The Italian general elections held on 25 September 2022 took place in a global historical context rigged with emergency issues, including the persistent management of the Covid-19 pandemic, the difficult economic recovery, and the escalation of the Russian-Ukrainian conflict. All these issues have found specific treatments (as well as political connotations) both in the national public debate and in the electoral campaign, undoubtedly contributing to determining the elections’ results. Indeed, while the voters have expressed their views on certain priorities that should shape the political agenda of the Country, various forces in the field have articulated their programs according to different governance approaches, which historically mark their politically oriented action (left-right axis).

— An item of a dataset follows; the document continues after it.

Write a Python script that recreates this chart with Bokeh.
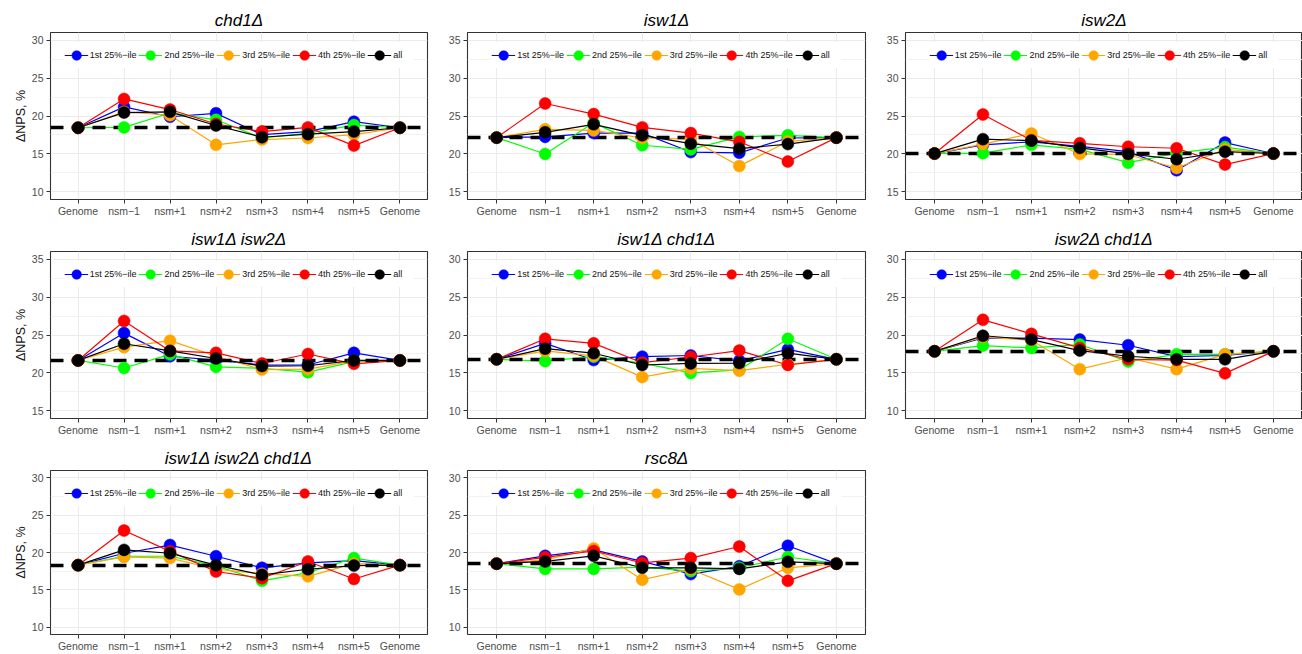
from bokeh.plotting import figure
from bokeh.layouts import column, row
from bokeh.models import Range1d, FixedTicker, Legend, LegendItem
from bokeh.embed import file_html
from bokeh.resources import INLINE

# ---- categories / labels -------------------------------------------------
x_labels = ["Genome", "nsm\u22121", "nsm+1", "nsm+2", "nsm+3", "nsm+4", "nsm+5", "Genome"]
series_names = ["1st 25%\u2212ile", "2nd 25%\u2212ile", "3rd 25%\u2212ile", "4th 25%\u2212ile", "all"]
series_colors = ["#0000FF", "#00FF00", "#FFA500", "#FF0000", "#000000"]

# ---- ΔNPS (%) per strain, quartile series and overall --------------------
chd1_q1 = [18.45, 21.2, 19.9, 20.35, 17.55, 17.95, 19.25, 18.45]
chd1_q2 = [18.45, 18.5, 20.4, 19.5, 17.1, 17.75, 18.8, 18.45]
chd1_q3 = [18.45, 20.55, 20.1, 16.2, 16.9, 17.1, 17.55, 18.45]
chd1_q4 = [18.45, 22.25, 20.85, 18.95, 17.95, 18.5, 16.1, 18.45]
chd1_all = [18.45, 20.45, 20.55, 18.75, 17.2, 17.6, 17.95, 18.45]

isw1_q1 = [22.15, 22.25, 22.75, 22.75, 20.25, 20.15, 22.1, 22.15]
isw1_q2 = [22.15, 20.0, 24.1, 21.15, 20.6, 22.25, 22.45, 22.15]
isw1_q3 = [22.15, 23.25, 23.1, 22.1, 21.95, 18.4, 21.65, 22.15]
isw1_q4 = [22.15, 26.65, 25.25, 23.5, 22.75, 21.6, 19.0, 22.15]
isw1_all = [22.15, 22.85, 23.9, 22.45, 21.35, 20.7, 21.3, 22.15]

isw2_q1 = [20.05, 21.2, 21.6, 21.0, 20.3, 17.85, 21.5, 20.05]
isw2_q2 = [20.05, 20.1, 21.2, 20.6, 18.85, 20.1, 20.9, 20.05]
isw2_q3 = [20.05, 21.3, 22.7, 20.0, 19.9, 18.15, 20.6, 20.05]
isw2_q4 = [20.05, 25.2, 21.8, 21.4, 20.95, 20.75, 18.6, 20.05]
isw2_all = [20.05, 21.95, 21.75, 20.8, 20.0, 19.3, 20.3, 20.05]

isw1isw2_q1 = [21.65, 25.25, 22.2, 21.7, 21.05, 21.05, 22.65, 21.65]
isw1isw2_q2 = [21.65, 20.65, 22.45, 20.8, 20.6, 20.1, 21.5, 21.65]
isw1isw2_q3 = [21.65, 23.4, 24.25, 22.2, 20.45, 20.5, 21.6, 21.65]
isw1isw2_q4 = [21.65, 26.85, 22.9, 22.65, 21.25, 22.5, 21.2, 21.65]
isw1isw2_all = [21.65, 23.85, 22.9, 21.9, 20.9, 20.95, 21.65, 21.65]

isw1chd1_q1 = [16.8, 18.9, 16.7, 17.15, 17.3, 16.6, 18.1, 16.8]
isw1chd1_q2 = [16.8, 16.55, 17.15, 16.3, 15.0, 15.4, 19.5, 16.8]
isw1chd1_q3 = [16.8, 17.9, 17.25, 14.45, 15.6, 15.3, 16.15, 16.8]
isw1chd1_q4 = [16.8, 19.5, 18.9, 16.35, 17.1, 17.95, 16.05, 16.8]
isw1chd1_all = [16.8, 18.2, 17.6, 16.05, 16.25, 16.3, 17.6, 16.8]

isw2chd1_q1 = [17.85, 19.6, 19.6, 19.4, 18.65, 17.15, 17.3, 17.85]
isw2chd1_q2 = [17.85, 18.6, 18.3, 18.75, 16.5, 17.45, 17.45, 17.85]
isw2chd1_q3 = [17.85, 19.75, 19.3, 15.5, 17.0, 15.5, 17.45, 17.85]
isw2chd1_q4 = [17.85, 22.0, 20.15, 18.3, 16.8, 16.7, 14.95, 17.85]
isw2chd1_all = [17.85, 19.9, 19.4, 17.95, 17.2, 16.8, 16.8, 17.85]

triple_q1 = [18.3, 19.9, 21.0, 19.5, 17.95, 18.6, 18.9, 18.3]
triple_q2 = [18.3, 19.5, 19.5, 18.2, 16.2, 17.3, 19.25, 18.3]
triple_q3 = [18.3, 19.4, 19.25, 17.75, 17.15, 16.8, 18.5, 18.3]
triple_q4 = [18.3, 22.95, 20.15, 17.45, 16.55, 18.8, 16.45, 18.3]
triple_all = [18.3, 20.35, 19.9, 18.3, 17.0, 17.75, 18.25, 18.3]

rsc8_q1 = [18.5, 19.55, 20.35, 18.8, 17.1, 18.15, 20.9, 18.5]
rsc8_q2 = [18.5, 17.8, 17.8, 18.05, 17.5, 17.95, 19.4, 18.5]
rsc8_q3 = [18.5, 19.0, 20.55, 16.35, 17.75, 15.05, 17.95, 18.5]
rsc8_q4 = [18.5, 19.35, 20.2, 18.6, 19.25, 20.8, 16.2, 18.5]
rsc8_all = [18.5, 18.8, 19.55, 17.95, 17.95, 17.8, 18.75, 18.5]

panel_titles = ["chd1\u0394", "isw1\u0394", "isw2\u0394",
                "isw1\u0394 isw2\u0394", "isw1\u0394 chd1\u0394", "isw2\u0394 chd1\u0394",
                "isw1\u0394 isw2\u0394 chd1\u0394", "rsc8\u0394"]
panel_limits = [(10, 30), (15, 35), (15, 35), (15, 35), (10, 30), (10, 30), (10, 30), (10, 30)]
panel_series = [
    [chd1_q1, chd1_q2, chd1_q3, chd1_q4, chd1_all],
    [isw1_q1, isw1_q2, isw1_q3, isw1_q4, isw1_all],
    [isw2_q1, isw2_q2, isw2_q3, isw2_q4, isw2_all],
    [isw1isw2_q1, isw1isw2_q2, isw1isw2_q3, isw1isw2_q4, isw1isw2_all],
    [isw1chd1_q1, isw1chd1_q2, isw1chd1_q3, isw1chd1_q4, isw1chd1_all],
    [isw2chd1_q1, isw2chd1_q2, isw2chd1_q3, isw2chd1_q4, isw2chd1_all],
    [triple_q1, triple_q2, triple_q3, triple_q4, triple_all],
    [rsc8_q1, rsc8_q2, rsc8_q3, rsc8_q4, rsc8_all],
]

FONT = "Liberation Sans"
positions = list(range(1, len(x_labels) + 1))

# per-column borders so every frame lines up like a faceted grid
COL_LEFT = [50, 33, 37]
COL_RIGHT = [7, 3, 0]


def make_panel(idx):
    col, rw = idx % 3, idx // 3
    lo, hi = panel_limits[idx]
    pad = (hi - lo) * 0.05
    height = 216 if rw == 2 else 219
    p = figure(width=434, height=height,
               x_range=Range1d(0.4, len(x_labels) + 0.6),
               y_range=Range1d(lo - pad, hi + pad),
               output_backend="svg", toolbar_location=None,
               min_border_left=COL_LEFT[col], min_border_right=COL_RIGHT[col],
               min_border_top=32, min_border_bottom=17,
               background_fill_color="white", border_fill_color="white",
               outline_line_color="#333333", outline_line_width=1.1,
               title=panel_titles[idx])
    p.title.align = "center"
    p.title.text_font = FONT
    p.title.text_font_style = "italic"
    p.title.text_font_size = "17px"
    p.title.text_color = "#000000"
    p.title.standoff = 5

    # axes
    p.xaxis.ticker = FixedTicker(ticks=positions)
    p.xaxis.major_label_overrides = {pos: lab for pos, lab in zip(positions, x_labels)}
    p.yaxis.ticker = FixedTicker(ticks=list(range(lo, hi + 1, 5)),
                                 minor_ticks=[t + 2.5 for t in range(lo - 5, hi + 5, 5)])
    for ax in (p.xaxis[0], p.yaxis[0]):
        ax.axis_line_color = None
        ax.major_tick_line_color = "#333333"
        ax.major_tick_line_width = 1
        ax.major_tick_out = 4
        ax.major_tick_in = 0
        ax.minor_tick_line_color = None
        ax.major_label_text_font = FONT
        ax.major_label_text_font_size = "10.5px"
        ax.major_label_text_color = "#4D4D4D"
    p.xaxis.major_label_standoff = 1
    p.yaxis.major_label_standoff = 3
    if col == 0:
        p.yaxis.axis_label = "\u0394NPS, %"
        p.yaxis.axis_label_text_font = FONT
        p.yaxis.axis_label_text_font_style = "normal"
        p.yaxis.axis_label_text_font_size = "12.5px"
        p.yaxis.axis_label_text_color = "#111111"
        p.yaxis.axis_label_standoff = 1

    # grid
    p.xgrid.grid_line_color = "#EBEBEB"
    p.xgrid.grid_line_width = 1.1
    p.ygrid.grid_line_color = "#EBEBEB"
    p.ygrid.grid_line_width = 1.1
    p.ygrid.minor_grid_line_color = "#EFEFEF"
    p.ygrid.minor_grid_line_width = 0.8

    series = panel_series[idx]
    lines = [p.line(positions, ys, line_color=c, line_width=1.2)
             for ys, c in zip(series, series_colors)]
    # genome-wide reference level
    p.hspan(y=[series[-1][0]], line_color="black", line_width=3.5, line_dash="13 8")
    points = [p.scatter(positions, ys, size=12, fill_color=c, line_color=c, line_width=0.5)
              for ys, c in zip(series, series_colors)]

    items = [LegendItem(label=name, renderers=[ln, pt])
             for name, ln, pt in zip(series_names, lines, points)]
    legend = Legend(items=items, orientation="horizontal", location="top_center",
                    glyph_width=24, glyph_height=26, label_standoff=2, spacing=2,
                    padding=2, margin=10,
                    label_text_font=FONT, label_text_font_size="9px",
                    label_text_color="#111111",
                    background_fill_color="white", background_fill_alpha=1.0,
                    border_line_color=None)
    p.add_layout(legend, "center")
    return p


panels = [make_panel(i) for i in range(len(panel_titles))]
layout = column(row(*panels[0:3]), row(*panels[3:6]), row(*panels[6:8]))

open("out.html", "w").write(file_html(layout, INLINE))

Starting from the hypothesis that the demands of the voters reflect their positions in social and cultural spaces (in addition to their political-ideological orientation), and that political parties’ goal is to meet and represent such requests, this paper intends to investigate these two different sides, to detect whether and how they meet and to identify the specific forms of this matching. The survey research includes a joint analysis of two distinct databases. Regarding the political demand expressed by citizens, a web survey was conducted on the voting intentions of Italian electorate during the four weeks of the electoral campaign (29 August - 23 September 2022: 698 respondents). On the political supply front, on the other hand, the entire propaganda apparatus (3,777 posts) of the official Facebook pages of the main ten political parties (that is the four coalitions supported by 93.1% of the Italian voters) was collected. Given the explicit research aim, the further methodological challenge consists in making the two different databases compatible and comparable, appropriately following a qualitative-quantitative analysis approach.